- Born: Sarah Antoinette LeFanu August 6, 1953 (age 72) Aberdeen, Scotland
- Occupations: Author and academic

= Sarah LeFanu =

Scottish academic and author (born 1953)

Sarah Antoinette LeFanu (born 6 August 1953) is a Scottish author and academic.

==Biography==
Sarah Antoinette LeFanu was born in Aberdeen, Scotland. She worked as an editor for the Women's Press, and taught classes on feminism and science fiction at the City Lit Centre in London.

From 2004 to 2009, LeFanu was artistic director of the Bath Literature Festival.

===Publications===
LeFanu edited the 1985 volume Despatches from the Frontiers of the Female Mind, and in 1988 she published In the Chinks of the World Machine: Feminism and Science Fiction, an analysis of contemporary science-fiction writers, particularly women. Prominent among these were Suzy McKee Charnas, Ursula K. Le Guin, Joanna Russ, and James Tiptree Jr. Reviewing the volume for Science Fiction Studies, Veronica Hollinger wrote that it was "detailed and wide-ranging, frequently incisive, and always entertaining". In her writing, LeFanu argued that science fiction had provided a means for women writers to overcome the patriarchal conventions of conventional fiction, and thereby to speak in their own voices.

LeFanu also wrote a biography of Rose Macaulay, published in 2003.

LeFanu and Stephen Hayward co-edited the 1990 anthology Colours of a New Day: Writing for South Africa. The volume was inspired by the international tribute concert to imprisoned anti-apartheid revolutionary Nelson Mandela on his 70th birthday in 1988.

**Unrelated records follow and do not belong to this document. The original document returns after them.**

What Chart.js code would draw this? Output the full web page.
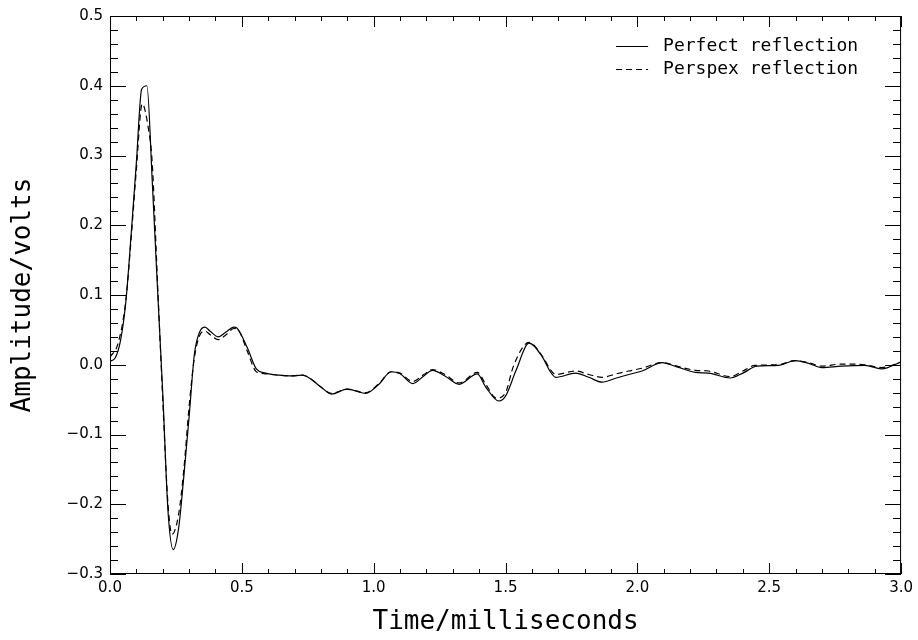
<!DOCTYPE html>
<html>
<head>
<meta charset="utf-8">
<script src="https://cdn.jsdelivr.net/npm/chart.js@4.4.1/dist/chart.umd.min.js"></script>
<style>
  html, body { margin: 0; padding: 0; background: #fff; }
  canvas { display: block; }
</style>
</head>
<body>
<canvas id="chart" width="918" height="640"></canvas>
<script>
// Perfect reflection (solid)
const perfectT = [0.00, 0.02, 0.04, 0.06, 0.08, 0.10, 0.12, 0.14, 0.16, 0.18, 0.20, 0.22, 0.24, 0.26, 0.28, 0.30, 0.32, 0.34, 0.36, 0.38, 0.41, 0.44, 0.47, 0.48, 0.52, 0.555, 0.59, 0.64, 0.68, 0.73, 0.76, 0.80, 0.84, 0.90, 0.97, 1.02, 1.066, 1.10, 1.148, 1.19, 1.223, 1.27, 1.324, 1.393, 1.425, 1.475, 1.50, 1.54, 1.589, 1.64, 1.67, 1.69, 1.766, 1.816, 1.866, 1.92, 1.967, 2.018, 2.093, 2.15, 2.22, 2.27, 2.352, 2.40, 2.453, 2.535, 2.598, 2.65, 2.699, 2.774, 2.863, 2.926, 3.00];
const perfectV = [0.005, 0.010, 0.035, 0.090, 0.186, 0.290, 0.395, 0.400, 0.265, 0.110, -0.040, -0.210, -0.265, -0.235, -0.160, -0.075, 0.015, 0.047, 0.054, 0.048, 0.040, 0.047, 0.054, 0.053, 0.025, -0.006, -0.012, -0.015, -0.016, -0.015, -0.020, -0.032, -0.042, -0.035, -0.041, -0.028, -0.010, -0.013, -0.027, -0.016, -0.008, -0.016, -0.028, -0.013, -0.032, -0.052, -0.045, -0.008, 0.031, 0.011, -0.010, -0.018, -0.012, -0.018, -0.025, -0.019, -0.014, -0.009, 0.003, -0.003, -0.011, -0.012, -0.019, -0.012, -0.002, -0.001, 0.006, 0.002, -0.004, -0.002, -0.001, -0.006, 0.004];

// Perspex reflection (dashed)
const perspexT = [0.00, 0.03, 0.06, 0.08, 0.10, 0.122, 0.145, 0.16, 0.18, 0.20, 0.22, 0.235, 0.26, 0.28, 0.30, 0.32, 0.34, 0.36, 0.38, 0.41, 0.44, 0.47, 0.49, 0.52, 0.555, 0.59, 0.64, 0.68, 0.73, 0.76, 0.80, 0.84, 0.90, 0.97, 1.02, 1.066, 1.10, 1.148, 1.19, 1.223, 1.27, 1.324, 1.393, 1.425, 1.465, 1.50, 1.53, 1.589, 1.64, 1.67, 1.69, 1.766, 1.816, 1.866, 1.92, 1.967, 2.018, 2.093, 2.15, 2.22, 2.27, 2.352, 2.40, 2.445, 2.535, 2.598, 2.65, 2.699, 2.774, 2.863, 2.926, 3.00];
const perspexV = [0.011, 0.030, 0.092, 0.180, 0.280, 0.374, 0.340, 0.290, 0.120, -0.050, -0.200, -0.243, -0.215, -0.150, -0.060, 0.010, 0.042, 0.048, 0.043, 0.036, 0.043, 0.052, 0.048, 0.020, -0.010, -0.013, -0.015, -0.016, -0.015, -0.020, -0.032, -0.041, -0.035, -0.040, -0.027, -0.010, -0.012, -0.024, -0.014, -0.007, -0.014, -0.026, -0.011, -0.028, -0.048, -0.040, -0.002, 0.032, 0.012, -0.007, -0.014, -0.009, -0.014, -0.018, -0.013, -0.009, -0.005, 0.003, -0.002, -0.008, -0.009, -0.017, -0.009, -0.001, 0.000, 0.006, 0.003, -0.002, 0.001, 0.000, -0.004, 0.004];

const seriesLabels = ["Perfect reflection", "Perspex reflection"];
const xTitle = "Time/milliseconds";
const yTitle = "Amplitude/volts";

const FONT = "'DejaVu Sans', sans-serif";
const MONO = "'DejaVu Sans Mono', monospace";

function points(ts, vs) {
    return ts.map((t, i) => ({ x: t, y: vs[i] }));
}

// frame, inward ticks on all four sides, and the legend
const framePlugin = {
    id: "frame",
    afterDraw(chart) {
        const ctx = chart.ctx;
        const a = chart.chartArea;
        const xs = chart.scales.x;
        const ys = chart.scales.y;
        ctx.save();
        ctx.strokeStyle = "#000";
        ctx.lineWidth = 1;
        ctx.strokeRect(a.left + 0.5, a.top + 0.5, a.right - a.left - 1, a.bottom - a.top - 1);

        ctx.beginPath();
        for (let i = 0; i <= 40; i++) {
            const v = -0.3 + i * 0.02;
            const y = Math.round(ys.getPixelForValue(v)) + 0.5;
            const len = (i % 5 === 0) ? 16 : 8;
            ctx.moveTo(a.left, y); ctx.lineTo(a.left + len, y);
            ctx.moveTo(a.right, y); ctx.lineTo(a.right - len, y);
        }
        for (let i = 0; i <= 30; i++) {
            const t = i * 0.1;
            const x = Math.round(xs.getPixelForValue(t)) + 0.5;
            const len = (i % 5 === 0) ? 11 : 5;
            ctx.moveTo(x, a.bottom); ctx.lineTo(x, a.bottom - len);
            ctx.moveTo(x, a.top); ctx.lineTo(x, a.top + len);
        }
        ctx.stroke();

        // legend
        const lx = a.right - 285;
        chart.data.datasets.forEach((ds, i) => {
            const y = a.top + 30 + i * 23;
            ctx.beginPath();
            ctx.setLineDash(ds.borderDash || []);
            ctx.lineWidth = 1.2;
            ctx.moveTo(lx, y + 0.5);
            ctx.lineTo(lx + 32, y + 0.5);
            ctx.stroke();
            ctx.setLineDash([]);
            ctx.fillStyle = "#000";
            ctx.font = "18px " + MONO;
            ctx.textBaseline = "middle";
            ctx.textAlign = "left";
            ctx.fillText(ds.label, lx + 47, y);
        });
        ctx.restore();
    }
};

new Chart(document.getElementById("chart"), {
    type: "line",
    data: {
        datasets: [{
            label: seriesLabels[0],
            data: points(perfectT, perfectV),
            borderColor: "#000",
            borderWidth: 1.2,
            pointRadius: 0,
            cubicInterpolationMode: "monotone",
            fill: false
        }, {
            label: seriesLabels[1],
            data: points(perspexT, perspexV),
            borderColor: "#000",
            borderWidth: 1.2,
            borderDash: [6, 4],
            pointRadius: 0,
            cubicInterpolationMode: "monotone",
            fill: false
        }]
    },
    options: {
        responsive: false,
        animation: false,
        maintainAspectRatio: false,
        layout: { padding: { top: 15, right: 15, left: 0, bottom: 0 } },
        plugins: {
            legend: { display: false },
            tooltip: { enabled: false }
        },
        scales: {
            x: {
                type: "linear",
                min: 0,
                max: 3,
                grid: { display: false, drawTicks: false },
                border: { display: false },
                ticks: {
                    stepSize: 0.5,
                    padding: 5,
                    color: "#000",
                    maxRotation: 0,
                    autoSkip: false,
                    font: { family: FONT, size: 15 },
                    callback: v => v.toFixed(1)
                },
                title: {
                    display: true,
                    text: xTitle,
                    color: "#000",
                    font: { family: MONO, size: 26 },
                    padding: { top: 0, bottom: 2 }
                },
                afterFit: s => { s.height = 66; }
            },
            y: {
                min: -0.3,
                max: 0.5,
                grid: { display: false, drawTicks: false },
                border: { display: false },
                ticks: {
                    stepSize: 0.1,
                    padding: 7,
                    color: "#000",
                    autoSkip: false,
                    font: { family: FONT, size: 15 },
                    callback: v => (v < -1e-9 ? "\u2212" + Math.abs(v).toFixed(1) : Math.abs(v).toFixed(1))
                },
                title: {
                    display: true,
                    text: yTitle,
                    color: "#000",
                    font: { family: MONO, size: 26 },
                    padding: { top: 8, bottom: 0 }
                },
                afterFit: s => { s.width = 110; }
            }
        }
    },
    plugins: [framePlugin]
});
</script>
</body>
</html>
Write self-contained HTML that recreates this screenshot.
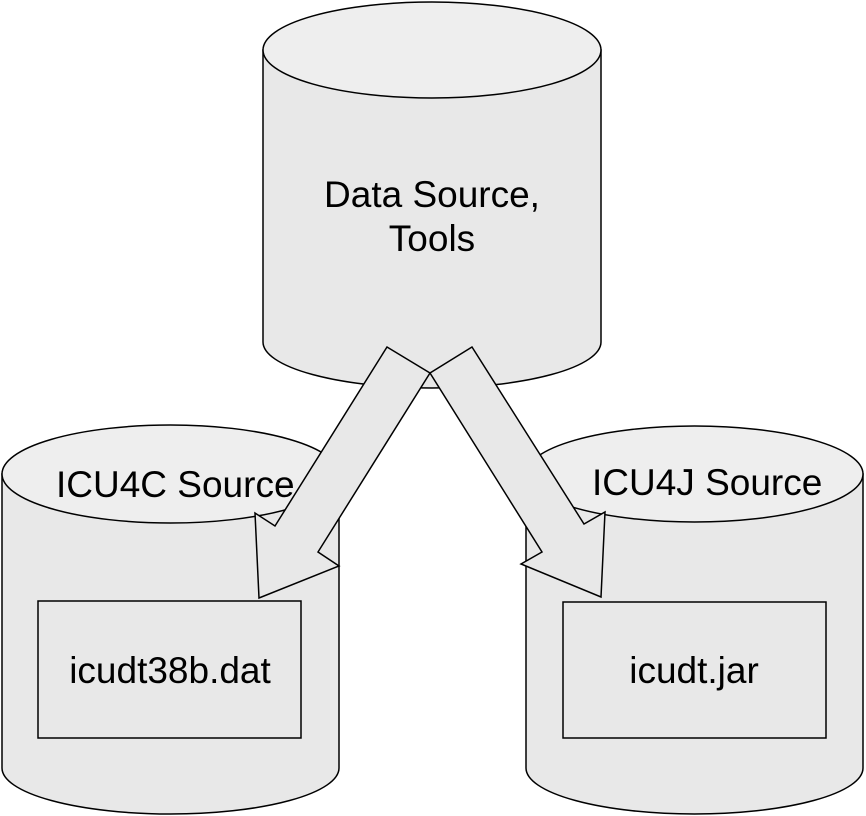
<!DOCTYPE html>
<html><head><meta charset="utf-8"><style>html,body{margin:0;padding:0;background:#fff}svg{display:block}</style></head>
<body>
<svg width="866" height="816" viewBox="0 0 866 816" xmlns="http://www.w3.org/2000/svg" font-family="Liberation Sans, Arial, sans-serif" font-size="37" fill="#000">
<g stroke="#000" stroke-width="1.5">
<path d="M263,50 L263,342 A169,46 0 0 0 601,342 L601,50 Z" fill="#e8e8e8"/>
<ellipse cx="432" cy="50" rx="169" ry="48" fill="#eeeeee"/>
<path d="M2,474 L2,768 A168.5,46 0 0 0 339,768 L339,474 Z" fill="#e8e8e8"/>
<ellipse cx="170.5" cy="474" rx="168.5" ry="49" fill="#eeeeee"/>
<rect x="38" y="601" width="263" height="137" fill="#e8e8e8"/>
<path d="M526,474 L526,768 A168.5,46 0 0 0 863,768 L863,474 Z" fill="#e8e8e8"/>
<ellipse cx="694.5" cy="474" rx="168.5" ry="48" fill="#eeeeee"/>
<rect x="563" y="602" width="263" height="136" fill="#e8e8e8"/>
<polygon points="387,347 430,373 318,552 339,566 259,598 255,513 275,526" fill="#e8e8e8"/>
<polygon points="472,347 430,373 542,552 521,564 601,597 605,512 584,524" fill="#e8e8e8"/>
</g>
<g stroke="none">
<text x="432" y="207" text-anchor="middle">Data Source,</text>
<text x="432" y="251" text-anchor="middle">Tools</text>
<text x="56" y="497">ICU4C Source</text>
<text x="592" y="495">ICU4J Source</text>
<text x="170" y="683" text-anchor="middle">icudt38b.dat</text>
<text x="694" y="683" text-anchor="middle">icudt.jar</text>
</g>
</svg>
</body></html>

Her memoir/biography of postcolonial Africa, S Is for Samora: a lexical biography of Samora Machel and the Mozambican dream, was published in 2012.

In 2020, she published Something of Themselves, a biographical volume about Arthur Conan Doyle, Mary Kingsley, and Rudyard Kipling in South Africa in 1900 during the Boer War. The book was described as a "splendidly well-written page-turner" by The Times Literary Supplement.

==Awards==
LeFanu was elected a Fellow of the Royal Society of Literature in 2025.